The suspension of 10 students at a private school in Nyeri has sparked a heated debate on the legality and societal perception of tattooing in the country.
While society remains greatly divided on the topic of tattoos, the lack of legal provisions to regulate the emerging trend has now left the fate of the students of St Mary's Boys Secondary School in Nyeri in limbo.
Generally, having a tattoo is largely a topic of personal perception even among adults.
While for a long time tattooing has been associated with indiscipline and rebellion, it is fast becoming an acceptable form of body art.
Some employers such as the police and military are known for their zero-tolerance of tattoos while others require employees to keep them covered.
But the ultimate question remains; where do we draw the line on tattoos?
Now parents, teachers, education experts, tattoo artists and legal practitioners are entangled in the debate on the legal age for tattooing and whether minors, especially teenagers, should get them. At the same time the question of consenting to tattoos has emerged.
St Mary's Boys Secondary School, a faith based institution in Nyeri Town has held its ground that it will not readmit the students until they remove the permanent tattoos off their bodies.
A student who spoke to the Nation on the matter said that the decision to get the tattoo was out of love for art. The student whose identity has been withheld for legal reasons says that he does not regret getting the tattoo but feels he was unfairly sent away from school.
"One of those suspended was found to have a piercing and a tattoo as well so the school decided to conduct an inspection on all of us. Those of us who were found to have them were sent away," the student said.
Like many progressive teenagers, the students see no harm in getting these permanent markings but are now paying the price for an unregulated service that has been taking root across the country.
NO QUESTIONS ASKED
"I love art and that is what led me to getting one. I did not tell my parent and the artist who drew the tattoo did not ask for my age or any identification.

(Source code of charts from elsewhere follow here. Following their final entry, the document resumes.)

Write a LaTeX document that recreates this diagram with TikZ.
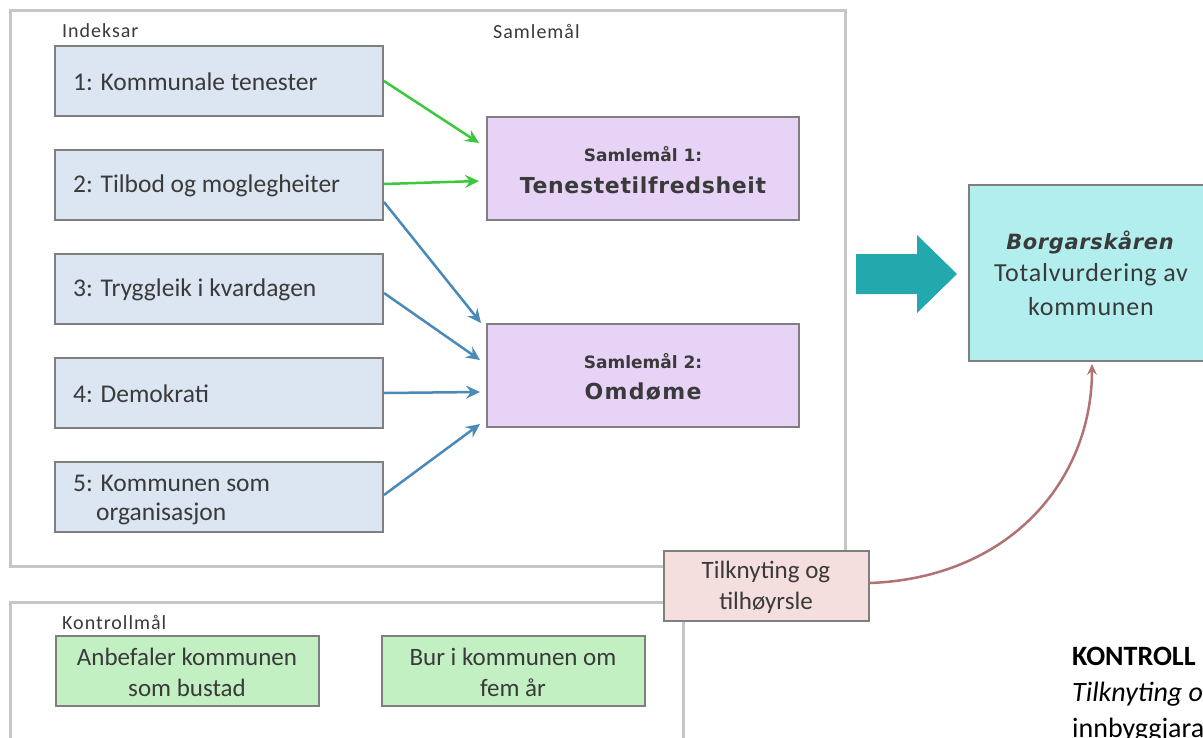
\documentclass[tikz,border=0pt]{standalone}
\usepackage{fontspec}
\setmainfont{Carlito}
\newfontfamily\titlefont{DejaVu Sans}
\usetikzlibrary{arrows.meta,calc}
\definecolor{txt}{HTML}{3A3A3A}
\definecolor{frame}{HTML}{C6C6C6}
\definecolor{bord}{HTML}{7F7F7F}
\definecolor{idxfill}{HTML}{DCE6F2}
\definecolor{samfill}{HTML}{E6D3F5}
\definecolor{borgfill}{HTML}{B2EEEE}
\definecolor{kfill}{HTML}{C2F0C2}
\definecolor{tfill}{HTML}{F5DEDE}
\definecolor{garrow}{HTML}{3CC83C}
\definecolor{barrow}{HTML}{4A8AB8}
\definecolor{teal}{HTML}{22A8AD}
\definecolor{curve}{HTML}{B07272}
\begin{document}
\begin{tikzpicture}[x=1pt,y=-1pt,
  every node/.style={text=txt,inner sep=0pt},
  framebox/.style={draw=frame,line width=3pt},
  idx/.style={draw=bord,line width=2pt,fill=idxfill,minimum width=328pt,minimum height=70pt},
  sam/.style={draw=bord,line width=2pt,fill=samfill,minimum width=312pt,minimum height=103pt},
  borg/.style={draw=bord,line width=2pt,fill=borgfill,minimum width=244pt,minimum height=176pt},
  kbox/.style={draw=bord,line width=2pt,fill=kfill,minimum width=263pt,minimum height=70pt},
  tbox/.style={draw=bord,line width=2pt,fill=tfill,minimum width=205pt,minimum height=70pt},
  btxt/.style={font=\fontsize{25.5}{31}\selectfont,anchor=west},
  ctxt/.style={font=\fontsize{25}{30}\selectfont,align=center},
  lbl/.style={font=\fontsize{20}{24}\selectfont\addfontfeatures{LetterSpace=5},anchor=west},
  sidetxt/.style={anchor=west,text=black,font=\fontsize{28}{32}\selectfont},
  g/.style={draw=garrow,line width=2.5pt,-{Stealth[length=14pt,width=13pt,inset=5pt]}},
  b/.style={draw=barrow,line width=2.5pt,-{Stealth[length=14pt,width=13pt,inset=5pt]}}
]
\useasboundingbox (0,0) rectangle (1203,737);
\fill[white] (0,0) rectangle (1203,737);

% frames
\draw[framebox] (10,10) rectangle (845,566);
\draw[framebox] (10,760) -- (10,602) -- (683,602) -- (683,760);

\node[lbl] (lind) at (62,31) {Indeksar};
\node[lbl] (lsam) at (493,31) {Samlemål};
\node[lbl] (lkon) at (62,622) {Kontrollmål};

% index boxes
\node[idx] (b1) at (219,81) {};
\node[btxt] at (73,82) {1: Kommunale tenester};
\node[idx] (b2) at (219,185) {};
\node[btxt] at (73,186) {2: Tilbod og moglegheiter};
\node[idx] (b3) at (219,289) {};
\node[btxt] at (73,290) {3: Tryggleik i kvardagen};
\node[idx] (b4) at (219,393) {};
\node[btxt] at (73,394) {4: Demokrati};
\node[idx] (b5) at (219,497) {};
\node[btxt] at (73,483) {5: Kommunen som};
\node[btxt] at (96,514) {organisasjon};

% samlemal boxes
\node[sam] (s1) at (643,168) {};
\node[font=\titlefont\bfseries\fontsize{17}{20}\selectfont] at (643,154) {Samlemål 1:};
\node[font=\titlefont\bfseries\fontsize{22}{26}\selectfont\addfontfeatures{LetterSpace=3}] at (643,185) {Tenestetilfredsheit};
\node[sam] (s2) at (643,375) {};
\node[font=\titlefont\bfseries\fontsize{17}{20}\selectfont] at (643,361) {Samlemål 2:};
\node[font=\titlefont\bfseries\fontsize{22}{26}\selectfont\addfontfeatures{LetterSpace=6}] at (643,392) {Omdøme};

% borgarskaren
\node[borg] (bs) at (1091,273) {};
\node[font=\titlefont\bfseries\itshape\fontsize{21}{25}\selectfont\addfontfeatures{LetterSpace=3}] at (1090,242) {Borgarskåren};
\node[font=\fontsize{26}{30}\selectfont\addfontfeatures{LetterSpace=3}] at (1091,275) {Totalvurdering av};
\node[font=\fontsize{26}{30}\selectfont\addfontfeatures{LetterSpace=3}] at (1091,307) {kommunen};

% big teal arrow
\fill[teal] (856,254) -- (917,254) -- (917,235) -- (957,274) -- (917,313) -- (917,294) -- (856,294) -- cycle;

% kontroll boxes
\node[kbox] (k1) at (187,671) {};
\node[ctxt] at (187,657) {Anbefaler kommunen};
\node[ctxt] at (187,688) {som bustad};
\node[kbox] (k2) at (513,671) {};
\node[ctxt] at (513,657) {Bur i kommunen om};
\node[ctxt] at (513,688) {fem år};

% tilknyting box
\node[tbox] (tk) at (766,586) {};
\node[ctxt] at (766,572) {Tilknyting og};
\node[ctxt] at (766,603) {tilhøyrsle};

% arrow targets
\coordinate (t1) at (479,143);
\coordinate (t2) at (479,181);
\coordinate (t3) at (481,323);
\coordinate (t4) at (480,360);
\coordinate (t5) at (480,392);
\coordinate (t6) at (480,424);
\coordinate (tb) at (1092,364);

\draw[g] (b1.east) -- (t1);
\draw[g] ($(b2.east)+(0,-1)$) -- (t2);
\draw[b] ($(b2.east)+(0,17)$) -- (t3);
\draw[b] ($(b3.east)+(0,4)$) -- (t4);
\draw[b] (b4.east) -- (t5);
\draw[b] ($(b5.east)+(0,-2)$) -- (t6);

\draw[curve,line width=2.5pt,-{Stealth[length=11pt,width=10pt,inset=4pt]}]
  ($(tk.east)+(0,-3)$) .. controls (1010,578) and (1092,480) .. (tb);

% side text, cut by the page edge as in the reference
\node[sidetxt,font=\bfseries\fontsize{28}{32}\selectfont] at (1072,656) {KONTROLL};
\node[sidetxt,font=\itshape\fontsize{28}{32}\selectfont] at (1072,694) {Tilknyting o};
\node[sidetxt] at (1072,730) {innbyggjara};
\end{tikzpicture}
\end{document}
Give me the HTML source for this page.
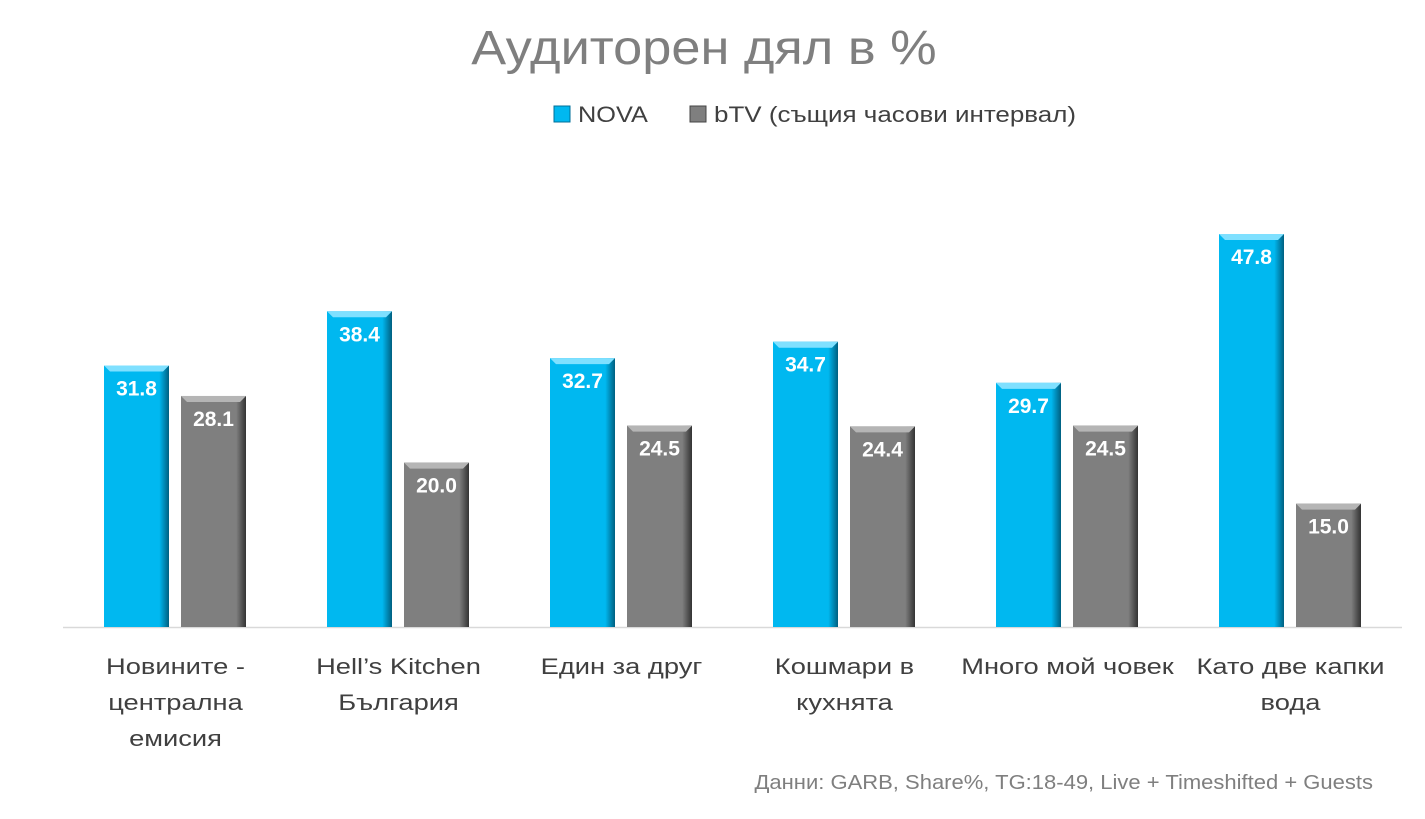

I do not regret my decision but if the school insists I have to remove it then I guess I will just have to do that," the student said.
Besides the dilemma of how and where to have the tattoos removed, the affected students now feel victimized largely because of societal profiling of tattoos with rebellion, indiscipline, crime and even cultism.
The only option that is left for the students is laser removal of tattoos, another unregulated field.
Highly concentrated laser beams are directed on the tattooed area and the beams break up ink particles into tiny fragments which are later cleared up by the body.
This process requires a minimum of up to four sessions based on the depth of the ink. Each session costs as much as Sh8,000.
Following their suspension, some of the students now feel victimised for having tattoos out of what can only be seen as an adolescent fit, some saying they are being wrongfully alienated. They argue they only got the tattoos for the thrill.
In fact, parents whose children have gotten in trouble for getting tattoos are afraid to air their concerns and frustrations publicly as they fear their children will be victimised. Some feel that society will view the issue as a parental failure.
"The truth is that we are dealing with a very different and exposed generation of children. They have a lot of access to information and parents cannot control that fully. On the tattoo issue we need to blame society as a whole. The tattoo business has not been regulated and very little oversight is done," said a parent who requested anonymity due to sensitivity of the matter.
The parent argues that even though they have a responsibility to discipline their children, society has remained blind to some of the emerging trends, tattooing being one of them.
"This is a real trend we are facing and honestly we have not paid attention to it and we are all to blame for it. We might blame the artists but they argue that they have broken no law and are only in business. It is about time the government steps in and puts up regulations on this business," the parent added.
Similarly, the ministry of education is as vague on the whole issue as the law is. Nyeri County Director of Education Sabina Aroni told the Nation that even though they are aware of the case, no action has been taken so far on the matter. She said that the law is silent on the issue of students having tattoos.
"On the matter of tattoos the law is very silent. I am aware of the case at the school and it is quite tricky and requires that we look at each case individually. Maybe the school sees it as a case of indiscipline but there is really no guideline in the education act on tattoos. We will have to consult higher on this issue," the education boss said.
Legal experts are now calling for clear regulations on the business saying the current provisions in the constitution are too vague.
"In my opinion this could be viewed from the issue of consent. Minors cannot give any consent for any form of scaring on their bodies and in my opinion tattoos are scarring. Causing such harm can result in criminal culpability under the Penal Code," Nyeri based lawyer Wahome Gikonyo told the Nation.
Nevertheless, he insists that lack of legal oversight and regulation allows tattoo artists to get away with tattooing minors.
"The artists will argue there is no law over them on how they run their business. And this calls for the government to come up with strict rules and laws on how tattoo parlours operate so that we can deal with such cases. That gap in the law needs to be addressed immediately," he said.
Mr Gikonyo however argues that having tattoos is not reason enough to bar students from resuming studies as it is a basic right under the constitution.
"That is not a reason to keep them from school. The law dictates that every child has a right to education regardless of what they have done. And this applies to both public and private schools," he said.